A speaker crossover separates the full-range signal from the amplifier and divides it into component sections that the woofer and tweeter reproduce. Since each speaker driver can only effectively reproduce certain segments of the signal without audible stress or failure, a crossover is essential. After the total impedance of the woofer and tweeter are properly ascertained, wiring the individual drivers using a preassembled two-way crossover is a straightforward process.
If you use a woofer and tweeter purchased separately or are unsure of the impedance of each, use a multimeter to determine the load. Set the dial on your multimeter to the 200-ohm setting. Place the positive and negative probes on the speaker terminals and note the readings. Understand that the actual readings may be a little lower than the listed impedance. For example, an 8-ohm speaker might read as low as 6 ohms. Add the two readings together to determine the final impedance when the drivers are wired together. Note the impedance specifications on your amplifier. Most will state a minimum and maximum impedance. This means the amplifier will work as intended between these figures.
Which Is Which?
Looking at the crossover board filled with capacitors and resistors, you may initially be a little confused. Closer examination reveals small printing on the board, indicating the wiring outputs for the woofer and tweeter in a two-way speaker system. For each, you should see a black and red flying lead, one intended to wire to the tweeter and the other to the woofer. These are usually marked as "T+" or "W+" for the tweeter and woofer's positive terminals, respectively. There will also be a separate pair of positive and negative wires for connection to the speaker's terminal cup, mounted to the outside of the speaker cabinet. These will be labeled "In," "+" and "-".
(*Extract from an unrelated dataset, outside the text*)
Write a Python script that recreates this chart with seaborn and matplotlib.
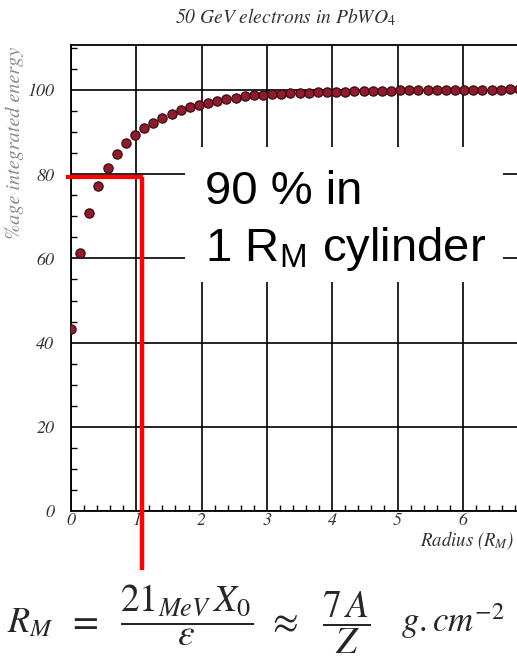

The ends of the flying leads are probably prestripped. Pull the loose insulation from the end of each wire and crimp on a female spade connector corresponding to the size of the tabs on the terminal cup, woofer and tweeter. Using these connectors instead of soldering makes driver replacement fast and easy, while providing a solid connection. The highest-end commercial speaker manufacturers use this exact connection method.
Putting it All Together
Hot-glue a piece of felt or foam rubber on the bottom of the speaker cabinet where the crossover will sit. This isolates the crossover from signal-damaging vibration. Screw the crossover to the inside bottom of the speaker cabinet, using caution to not overtighten the screws and crack the crossover board. Make each connection to the terminal cup, woofer and tweeter as indicated on the crossover board's markings. Screw the drivers and cup to the speaker cabinet to complete the project.